▸ **Objective**: How many lines of these entries include the string "this"? State the number alone.

▸ **Dataset excerpt**:
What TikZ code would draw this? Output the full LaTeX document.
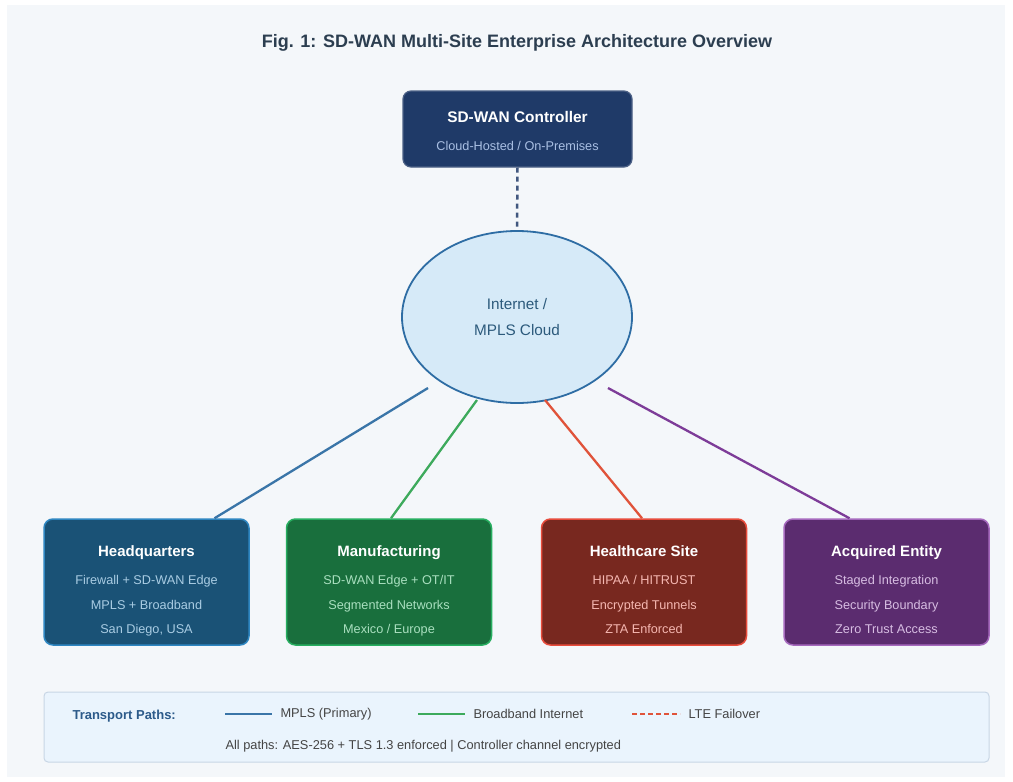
\documentclass[tikz,border=0pt]{standalone}
\usepackage{fontspec}
\setmainfont{Liberation Sans}
\usetikzlibrary{shapes.geometric}

% palette
\definecolor{pagebg}{HTML}{F4F7FA}
\definecolor{titleink}{HTML}{2C3E50}
\definecolor{ctrlfill}{HTML}{1F3A68}
\definecolor{ctrlsub}{HTML}{A9BFE3}
\definecolor{cloudfill}{HTML}{D6EAF8}
\definecolor{cloudline}{HTML}{2E6DA4}
\definecolor{cloudink}{HTML}{2C5A7C}
\definecolor{hqfill}{HTML}{1A5276}
\definecolor{hqline}{HTML}{2E86C1}
\definecolor{hqsub}{HTML}{A9CCE3}
\definecolor{mfgfill}{HTML}{196F3D}
\definecolor{mfgline}{HTML}{27AE60}
\definecolor{mfgsub}{HTML}{A9DFBF}
\definecolor{hcfill}{HTML}{78281F}
\definecolor{hcline}{HTML}{E74C3C}
\definecolor{hcsub}{HTML}{F5B7B1}
\definecolor{acqfill}{HTML}{5B2C6F}
\definecolor{acqline}{HTML}{A569BD}
\definecolor{acqsub}{HTML}{D7BDE2}
\definecolor{mplsblue}{HTML}{3A75A8}
\definecolor{bbgreen}{HTML}{3DAA5C}
\definecolor{ltered}{HTML}{E0533A}
\definecolor{acqpurple}{HTML}{7D3C98}
\definecolor{legfill}{HTML}{EAF4FD}
\definecolor{legline}{HTML}{C8D6E5}
\definecolor{legink}{HTML}{444444}
\definecolor{legtitle}{HTML}{2C5A8A}

% bold heading inside a site box
\newcommand{\sitefont}{\fontsize{15}{18}\selectfont\bfseries}

\begin{document}
\begin{tikzpicture}[
    x=1pt, y=-1pt,
    site/.style={
      rounded corners=9pt,
      minimum width=205pt,
      minimum height=126pt,
      line width=1.5pt,
      align=center,
      text=white,
      inner sep=0pt,
      text height=103pt,
      text depth=0pt,
      font=\fontsize{12.7}{24.5}\selectfont
    },
    wan/.style={line width=2.3pt},
    legtext/.style={anchor=west, text=legink, font=\fontsize{12.8}{15}\selectfont}
  ]

    \useasboundingbox (0,0) rectangle (1013,782);
    \fill[pagebg] (7,5) rectangle (1005,777);

    % Title
    \node[font=\fontsize{18}{21}\selectfont\bfseries, text=titleink] (title) at (517,43)
      {Fig. 1: SD-WAN Multi-Site Enterprise Architecture Overview};

    % Controller and transport cloud
    \node[rounded corners=8pt, fill=ctrlfill, draw=ctrlfill!80!white, line width=1.2pt,
          minimum width=229pt, minimum height=76pt, inner sep=0pt, align=center, text=white,
          text height=43pt, text depth=0pt,
          font=\fontsize{12.7}{28}\selectfont] (ctrl) at (517.5,129)
      {{\fontsize{15.4}{18}\selectfont\bfseries SD-WAN Controller}\\
       \textcolor{ctrlsub}{Cloud-Hosted / On-Premises}};

    \node[ellipse, fill=cloudfill, draw=cloudline, line width=1.8pt,
          minimum width=230pt, minimum height=172pt, inner sep=0pt, align=center,
          text=cloudink, font=\fontsize{15.3}{26}\selectfont] (cloud) at (517,317)
      {Internet /\\MPLS Cloud};

    \draw[ctrlfill!85!white, line width=2.5pt, dash pattern=on 5pt off 4pt] (ctrl.south) -- (cloud.north);

    % Sites
    \node[site, fill=hqfill, draw=hqline] (hq) at (146.5,582)
      {{\sitefont Headquarters}\\[3.5pt]
       \textcolor{hqsub}{Firewall + SD-WAN Edge}\\
       \textcolor{hqsub}{MPLS + Broadband}\\
       \textcolor{hqsub}{San Diego, USA}};

    \node[site, fill=mfgfill, draw=mfgline] (mfg) at (389,582)
      {{\sitefont Manufacturing}\\[3.5pt]
       \textcolor{mfgsub}{SD-WAN Edge + OT/IT}\\
       \textcolor{mfgsub}{Segmented Networks}\\
       \textcolor{mfgsub}{Mexico / Europe}};

    \node[site, fill=hcfill, draw=hcline] (hc) at (644,582)
      {{\sitefont Healthcare Site}\\[3.5pt]
       \textcolor{hcsub}{HIPAA / HITRUST}\\
       \textcolor{hcsub}{Encrypted Tunnels}\\
       \textcolor{hcsub}{ZTA Enforced}};

    \node[site, fill=acqfill, draw=acqline] (acq) at (886.5,582)
      {{\sitefont Acquired Entity}\\[3.5pt]
       \textcolor{acqsub}{Staged Integration}\\
       \textcolor{acqsub}{Security Boundary}\\
       \textcolor{acqsub}{Zero Trust Access}};

    % Transport links out of the cloud
    \coordinate (tapHQ)  at ([shift={(-89,71)}]cloud.center);
    \coordinate (tapMFG) at ([shift={(-40,83)}]cloud.center);
    \coordinate (tapHC)  at ([shift={(28,83)}]cloud.center);
    \coordinate (tapACQ) at ([shift={(91,71)}]cloud.center);

    \draw[wan, mplsblue]  (tapHQ)  -- ([xshift=68pt]hq.north);
    \draw[wan, bbgreen]   (tapMFG) -- ([xshift=2pt]mfg.north);
    \draw[wan, ltered]    (tapHC)  -- ([xshift=-2pt]hc.north);
    \draw[wan, acqpurple] (tapACQ) -- ([xshift=-37pt]acq.north);

    % Legend
    \node[rounded corners=4pt, fill=legfill, draw=legline, line width=1pt,
          minimum width=945pt, minimum height=70pt] (legend) at (516.5,727) {};

    \node[anchor=west, text=legtitle, font=\fontsize{13}{15}\selectfont\bfseries] (legkey) at (69,716) {Transport Paths:};
    \node[legtext] (legmpls) at (277,714) {MPLS (Primary)};
    \node[legtext] (legbb) at (470,714) {Broadband Internet};
    \node[legtext] (leglte) at (685,714) {LTE Failover};
    \node[legtext] (legnote) at (222,746) {All paths: AES-256 + TLS 1.3 enforced | Controller channel encrypted};

    \draw[wan, mplsblue] ([xshift=-52pt]legmpls.west) -- ([xshift=-5pt]legmpls.west);
    \draw[wan, bbgreen] ([xshift=-52pt]legbb.west) -- ([xshift=-5pt]legbb.west);
    \draw[wan, ltered, dash pattern=on 5pt off 3pt] ([xshift=-53pt]leglte.west) -- ([xshift=-5pt]leglte.west);

  \end{tikzpicture}
\end{document}
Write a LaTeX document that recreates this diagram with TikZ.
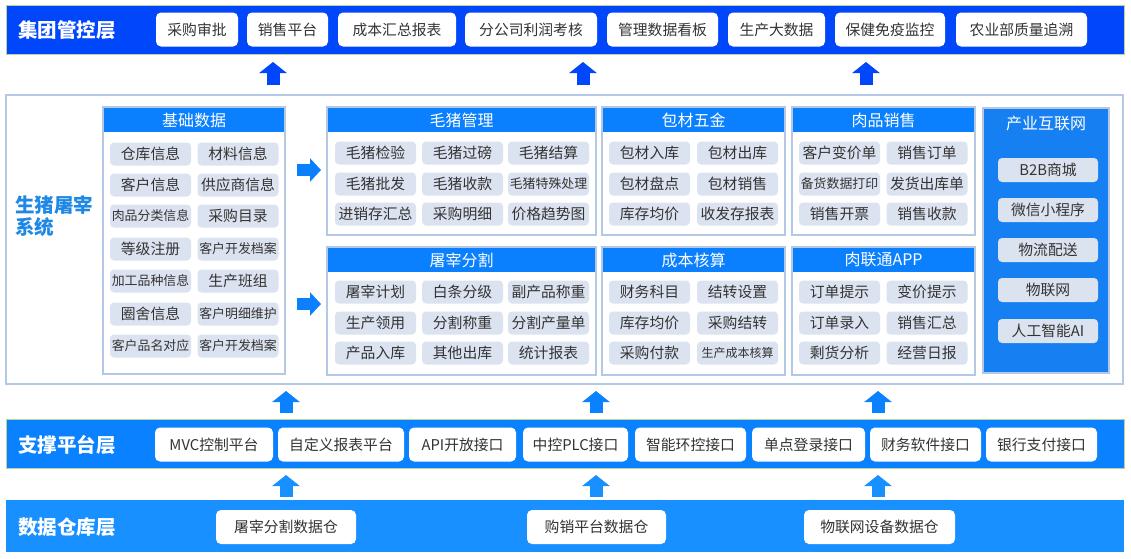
\documentclass[tikz,border=0pt]{standalone}
\usepackage{fontspec}
\setmainfont{Noto Sans CJK SC}
\usetikzlibrary{arrows.meta}
\definecolor{topblue}{HTML}{0046FA}
\definecolor{midblue}{HTML}{0A80FF}
\definecolor{iotblue}{HTML}{167FF2}
\definecolor{supblue}{HTML}{0A82FF}
\definecolor{datblue}{HTML}{1890FF}
\definecolor{panelline}{HTML}{B4C8E6}
\definecolor{itemgray}{HTML}{DCE3F0}
\definecolor{txtgray}{HTML}{333333}
\definecolor{sysblue}{HTML}{1E88E5}
\definecolor{bandline}{HTML}{B8D49C}
\tikzset{
  band/.style={inner sep=0pt, minimum width=1118pt},
  ttl/.style={text=white, font=\fontsize{19.5}{22}\selectfont\bfseries, anchor=west, inner sep=0pt},
  wbox/.style={fill=white, rounded corners=5pt, text=txtgray, font=\fontsize{14.8}{17}\selectfont, inner sep=0pt, minimum height=34pt},
  gitem/.style={fill=itemgray, rounded corners=4pt, text=txtgray, font=\fontsize{14.8}{17}\selectfont, inner sep=0pt, minimum width=81pt, minimum height=23pt},
  sm/.style={font=\fontsize{12.9}{15}\selectfont},
  xs/.style={font=\fontsize{12}{14}\selectfont},
  panel/.style={draw=panelline, line width=1.5pt, fill=white, inner sep=0pt},
  hdr/.style={fill=midblue, text=white, font=\fontsize{16}{18}\selectfont, inner sep=0pt, minimum height=24pt, anchor=north},
  blockup/.style={draw=#1, line width=13pt, -{Triangle[width=27pt,length=11pt]}},
  blockright/.style={draw=#1, line width=12pt, -{Triangle[width=23pt,length=11pt]}},
}
\begin{document}
\begin{tikzpicture}[x=1pt,y=-1pt]
\useasboundingbox (0,0) rectangle (1131,558);
\fill[white] (0,0) rectangle (1131,558);

% ---------------- top layer
\node[band, fill=topblue, draw=bandline, line width=0.6pt, minimum height=49pt] (topband) at (565,29.5) {};
\node[ttl] (toptitle) at (18,30) {集团管控层};
\node[wbox, minimum width=82pt]  (t1) at (197,29.5)   {采购审批};
\node[wbox, minimum width=81pt]  (t2) at (287.5,29.5) {销售平台};
\node[wbox, minimum width=118pt] (t3) at (397,29.5)   {成本汇总报表};
\node[wbox, minimum width=132pt] (t4) at (531,29.5)   {分公司利润考核};
\node[wbox, minimum width=111pt] (t5) at (662.5,29.5) {管理数据看板};
\node[wbox, minimum width=97pt]  (t6) at (776.5,29.5) {生产大数据};
\node[wbox, minimum width=110pt] (t7) at (890,29.5)   {保健免疫监控};
\node[wbox, minimum width=131pt] (t8) at (1021.5,29.5){农业部质量追溯};

\coordinate (ua1s) at (273,85); \coordinate (ua1e) at (273,62);
\coordinate (ua2s) at (583,85); \coordinate (ua2e) at (583,62);
\coordinate (ua3s) at (866,85); \coordinate (ua3e) at (866,62);
\draw[blockup=topblue] (ua1s) -- (ua1e);
\draw[blockup=topblue] (ua2s) -- (ua2e);
\draw[blockup=topblue] (ua3s) -- (ua3e);

% ---------------- middle system
\node[draw=panelline, line width=2pt, inner sep=0pt, minimum width=1117pt, minimum height=289pt] (sys) at (564.5,239.5) {};
\node[text=sysblue, font=\fontsize{19.5}{21.5}\selectfont\bfseries, align=left, anchor=west, inner sep=0pt] (systitle) at (15,216) {生猪屠宰\\系统};

% basic data panel
\node[panel, minimum width=182pt, minimum height=267pt] (pjc) at (194,240.5) {};
\node[hdr, minimum width=180.5pt] (hjc) at (194,107.75) {基础数据};
\node[gitem] (j11) at (150.5,154) {仓库信息};
\node[gitem] (j12) at (238,154)   {材料信息};
\node[gitem] (j21) at (150.5,185) {客户信息};
\node[gitem] (j22) at (238,185)   {供应商信息};
\node[gitem,sm] (j31) at (150.5,216) {肉品分类信息};
\node[gitem] (j32) at (238,216)   {采购目录};
\node[gitem] (j41) at (150.5,249) {等级注册};
\node[gitem,sm] (j42) at (238,249) {客户开发档案};
\node[gitem,sm] (j51) at (150.5,281) {加工品种信息};
\node[gitem] (j52) at (238,281)   {生产班组};
\node[gitem] (j61) at (150.5,314) {圈舍信息};
\node[gitem,sm] (j62) at (238,314) {客户明细维护};
\node[gitem,sm] (j71) at (150.5,346) {客户品名对应};
\node[gitem,sm] (j72) at (238,346) {客户开发档案};

\coordinate (ra1s) at (297,170); \coordinate (ra1e) at (321,170);
\coordinate (ra2s) at (297,304); \coordinate (ra2e) at (321,304);
\draw[blockright=midblue] (ra1s) -- (ra1e);
\draw[blockright=midblue] (ra2s) -- (ra2e);

% 毛猪管理
\node[panel, minimum width=269pt, minimum height=128pt] (pmz) at (461.5,171) {};
\node[hdr, minimum width=267.5pt] (hmz) at (461.5,107.75) {毛猪管理};
\node[gitem] (m11) at (375.5,153) {毛猪检验};
\node[gitem] (m12) at (462.5,153) {毛猪过磅};
\node[gitem] (m13) at (548.5,153) {毛猪结算};
\node[gitem] (m21) at (375.5,184) {毛猪批发};
\node[gitem] (m22) at (462.5,184) {毛猪收款};
\node[gitem,sm] (m23) at (548.5,184) {毛猪特殊处理};
\node[gitem] (m31) at (375.5,214) {进销存汇总};
\node[gitem] (m32) at (462.5,214) {采购明细};
\node[gitem] (m33) at (548.5,214) {价格趋势图};

% 屠宰分割
\node[panel, minimum width=269pt, minimum height=128pt] (ptz) at (461.5,311) {};
\node[hdr, minimum width=267.5pt] (htz) at (461.5,247.75) {屠宰分割};
\node[gitem] (s11) at (375.5,292) {屠宰计划};
\node[gitem] (s12) at (462.5,292) {白条分级};
\node[gitem] (s13) at (548.5,292) {副产品称重};
\node[gitem] (s21) at (375.5,323) {生产领用};
\node[gitem] (s22) at (462.5,323) {分割称重};
\node[gitem] (s23) at (548.5,323) {分割产量单};
\node[gitem] (s31) at (375.5,353) {产品入库};
\node[gitem] (s32) at (462.5,353) {其他出库};
\node[gitem] (s33) at (548.5,353) {统计报表};

% 包材五金
\node[panel, minimum width=183pt, minimum height=128pt] (pbc) at (693.5,171) {};
\node[hdr, minimum width=181.5pt] (hbc) at (693.5,107.75) {包材五金};
\node[gitem] (b11) at (649.5,153) {包材入库};
\node[gitem] (b12) at (737.5,153) {包材出库};
\node[gitem] (b21) at (649.5,184) {包材盘点};
\node[gitem] (b22) at (737.5,184) {包材销售};
\node[gitem] (b31) at (649.5,214) {库存均价};
\node[gitem] (b32) at (737.5,214) {收发存报表};

% 成本核算
\node[panel, minimum width=183pt, minimum height=128pt] (pcb) at (693.5,311) {};
\node[hdr, minimum width=181.5pt] (hcb) at (693.5,247.75) {成本核算};
\node[gitem] (c11) at (649.5,292) {财务科目};
\node[gitem] (c12) at (737.5,292) {结转设置};
\node[gitem] (c21) at (649.5,323) {库存均价};
\node[gitem] (c22) at (737.5,323) {采购结转};
\node[gitem] (c31) at (649.5,353) {采购付款};
\node[gitem,xs] (c32) at (737.5,353) {生产成本核算};

% 肉品销售
\node[panel, minimum width=183pt, minimum height=128pt] (prp) at (883.5,171) {};
\node[hdr, minimum width=181.5pt] (hrp) at (883.5,107.75) {肉品销售};
\node[gitem] (r11) at (839.5,153) {客户变价单};
\node[gitem] (r12) at (927,153)   {销售订单};
\node[gitem,sm] (r21) at (839.5,184) {备货数据打印};
\node[gitem] (r22) at (927,184)   {发货出库单};
\node[gitem] (r31) at (839.5,214) {销售开票};
\node[gitem] (r32) at (927,214)   {销售收款};

% 肉联通APP
\node[panel, minimum width=183pt, minimum height=128pt] (pap) at (883.5,311) {};
\node[hdr, minimum width=181.5pt] (hap) at (883.5,247.75) {肉联通APP};
\node[gitem] (a11) at (839.5,292) {订单提示};
\node[gitem] (a12) at (927,292)   {变价提示};
\node[gitem] (a21) at (839.5,323) {订单录入};
\node[gitem] (a22) at (927,323)   {销售汇总};
\node[gitem] (a31) at (839.5,353) {剩货分析};
\node[gitem] (a32) at (927,353)   {经营日报};

% 产业互联网
\node[draw=panelline, line width=1.5pt, fill=iotblue, inner sep=0pt, minimum width=126pt, minimum height=265pt] (piot) at (1046,240.5) {};
\node[text=white, font=\fontsize{16}{18}\selectfont, inner sep=0pt] (hiot) at (1046,123) {产业互联网};
\node[gitem, minimum width=100pt, minimum height=24pt] (i1) at (1048,170) {B2B商城};
\node[gitem, minimum width=100pt, minimum height=24pt] (i2) at (1048,210) {微信小程序};
\node[gitem, minimum width=100pt, minimum height=24pt] (i3) at (1048,250) {物流配送};
\node[gitem, minimum width=100pt, minimum height=24pt] (i4) at (1048,290) {物联网};
\node[gitem, minimum width=100pt, minimum height=24pt] (i5) at (1048,331) {人工智能AI};

% ---------------- support layer
\coordinate (ma1s) at (286,413); \coordinate (ma1e) at (286,391);
\coordinate (ma2s) at (596,413); \coordinate (ma2e) at (596,391);
\coordinate (ma3s) at (878,413); \coordinate (ma3e) at (878,391);
\draw[blockup=supblue] (ma1s) -- (ma1e);
\draw[blockup=supblue] (ma2s) -- (ma2e);
\draw[blockup=supblue] (ma3s) -- (ma3e);

\node[band, fill=supblue, draw=bandline, line width=0.6pt, minimum height=49pt] (supband) at (565,443.5) {};
\node[ttl] (suptitle) at (18,445) {支撑平台层};
\node[wbox, minimum width=118pt] (p1) at (214,444.5)    {MVC控制平台};
\node[wbox, minimum width=126pt] (p2) at (341,444.5)    {自定义报表平台};
\node[wbox, minimum width=107pt] (p3) at (462.5,444.5)  {API开放接口};
\node[wbox, minimum width=105pt] (p4) at (575.5,444.5)  {中控PLC接口};
\node[wbox, minimum width=111pt] (p5) at (690.5,444.5)  {智能环控接口};
\node[wbox, minimum width=113pt] (p6) at (808.5,444.5)  {单点登录接口};
\node[wbox, minimum width=111pt] (p7) at (925.5,444.5)  {财务软件接口};
\node[wbox, minimum width=111pt] (p8) at (1041.5,444.5) {银行支付接口};

% ---------------- data layer
\coordinate (da1s) at (286,497); \coordinate (da1e) at (286,475);
\coordinate (da2s) at (596,497); \coordinate (da2e) at (596,475);
\coordinate (da3s) at (878,497); \coordinate (da3e) at (878,475);
\draw[blockup=datblue] (da1s) -- (da1e);
\draw[blockup=datblue] (da2s) -- (da2e);
\draw[blockup=datblue] (da3s) -- (da3e);

\node[band, fill=datblue, minimum height=52pt] (datband) at (565,526) {};
\node[ttl] (dattitle) at (18,527) {数据仓库层};
\node[wbox, minimum width=140pt] (d1) at (286,527)   {屠宰分割数据仓};
\node[wbox, minimum width=139pt] (d2) at (596.5,527) {购销平台数据仓};
\node[wbox, minimum width=151pt] (d3) at (879.5,527) {物联网设备数据仓};
\end{tikzpicture}
\end{document}
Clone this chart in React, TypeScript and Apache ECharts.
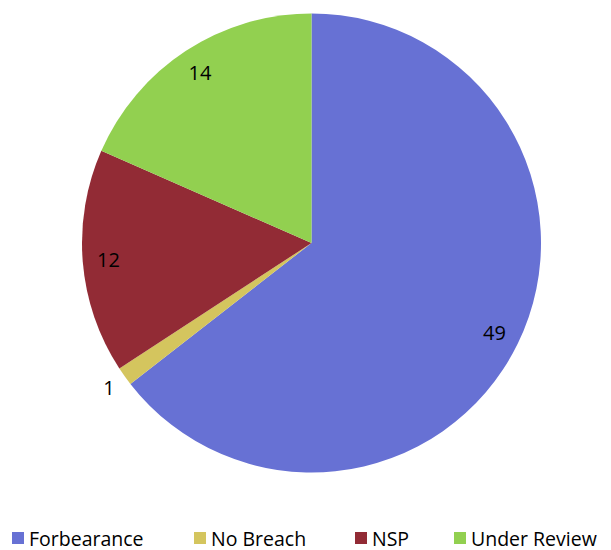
import React, { useEffect, useRef } from "react";
import * as echarts from "echarts";

const categories = ["Forbearance", "No Breach", "NSP", "Under Review"];
const values = [49, 1, 12, 14];
const colors = ["#6771D4", "#D4C55E", "#922B35", "#92D050"];
const outsideLabel = ["No Breach"];
const legendLeft = [12, 194, 355, 454];

export default function App() {
  const ref = useRef<HTMLDivElement>(null);
  useEffect(() => {
    if (!ref.current) return;
    const chart = echarts.init(ref.current, undefined, { renderer: "svg" });
    const font = "'Open Sans', sans-serif";
    const baseData = categories.map((c, i) => ({
      name: c,
      value: values[i],
      itemStyle: { color: colors[i] },
    }));
    const center = [311.5, 243];
    chart.setOption({
      animation: false,
      backgroundColor: "#ffffff",
      legend: categories.map((c, i) => ({
        data: [c],
        left: legendLeft[i],
        top: 528,
        padding: 0,
        orient: "horizontal",
        itemWidth: 12,
        itemHeight: 12,
        itemGap: 0,
        icon: "rect",
        selectedMode: false,
        textStyle: { fontFamily: font, fontSize: 19.5, lineHeight: 18, color: "#000" },
      })),
      series: [
        {
          type: "pie",
          center,
          radius: [0, 229.5],
          startAngle: 90,
          clockwise: true,
          silent: true,
          label: { show: false },
          labelLine: { show: false },
          data: baseData,
        },
        {
          type: "pie",
          center,
          radius: [172, 229.5],
          startAngle: 90,
          clockwise: true,
          silent: true,
          legendHoverLink: false,
          itemStyle: { color: "rgba(0,0,0,0)" },
          label: {
            show: true,
            position: "inside",
            fontFamily: font,
            fontSize: 20,
            color: "#000",
            formatter: (p: any) => (outsideLabel.includes(p.name) ? "" : String(p.value)),
          },
          labelLine: { show: false },
          data: categories.map((c, i) => ({ name: c, value: values[i] })),
        },
        {
          type: "pie",
          center,
          radius: [229.5, 262],
          startAngle: 90,
          clockwise: true,
          silent: true,
          legendHoverLink: false,
          itemStyle: { color: "rgba(0,0,0,0)" },
          label: {
            show: true,
            position: "inside",
            fontFamily: font,
            fontSize: 20,
            color: "#000",
            formatter: (p: any) => (outsideLabel.includes(p.name) ? String(p.value) : ""),
          },
          labelLine: { show: false },
          data: categories.map((c, i) => ({ name: c, value: values[i] })),
        },
      ],
    });
    return () => chart.dispose();
  }, []);
  return (
    <div
      ref={ref}
      style={{ position: "fixed", left: 0, top: 0, width: 611, height: 550 }}
    />
  );
}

▸ **Output of the exercise**: 3